Recent earnings growth has been driven in part by Germany’s proposals for expansionary fiscal policy, including higher spending on infrastructure and defense, which bypass the restrictions of the constitutional debt brake. This represents a significant change for Germany and for Europe, which has historically been reluctant to use government spending as a growth lever. In addition, the new trade deal between Europe and the United States has provided investors with more predictability and reduced concerns about future uncertainty in the region.

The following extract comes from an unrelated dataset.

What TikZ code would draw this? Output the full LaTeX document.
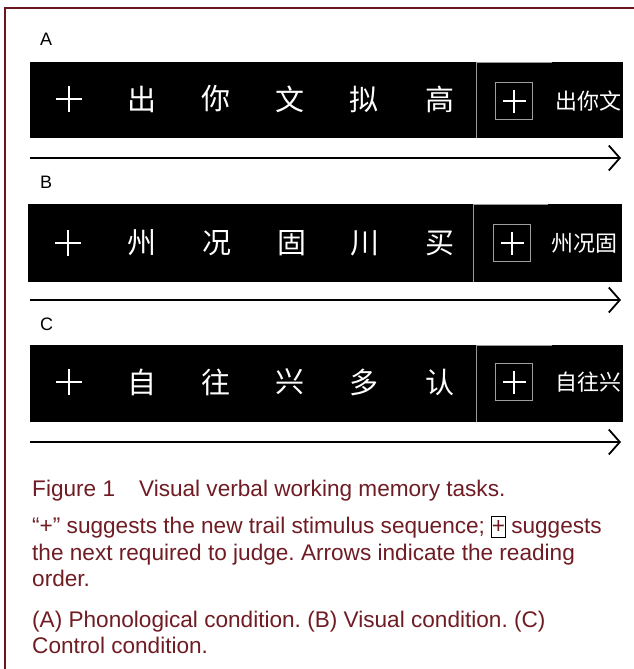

Valuation expansion has also been supported by monetary policy. The European Central Bank (ECB) has already cut interest rates by 100 bps this year, lowering its policy rate to 2.15% from 3.15%. With fiscal spending on the rise and inflationary pressures less of a concern in Europe than in the U.S., the environment has been favorable for equities. That said, the ECB is likely near the end of its rate-cutting cycle, with markets currently pricing in only up to one more 25 bps rate cut by the end of 2026.
European public equities continue to trade at roughly a 35% discount to U.S. equities on a price-to-earnings (P/E) multiple basis, above the historical average discount of 28%. The valuation gap is largely explained by structural differences in market composition. The U.S. is heavily weighted toward high-growth sectors such as technology, which command higher P/E multiples, while Europe has greater exposure to traditional, lower-growth sectors such as energy and financials. These differences help explain why the discount persists, and while sector mix adjustments can narrow the gap, they are unlikely to eliminate it entirely. As a result, the current spread represents a compelling relative value opportunity in European equities.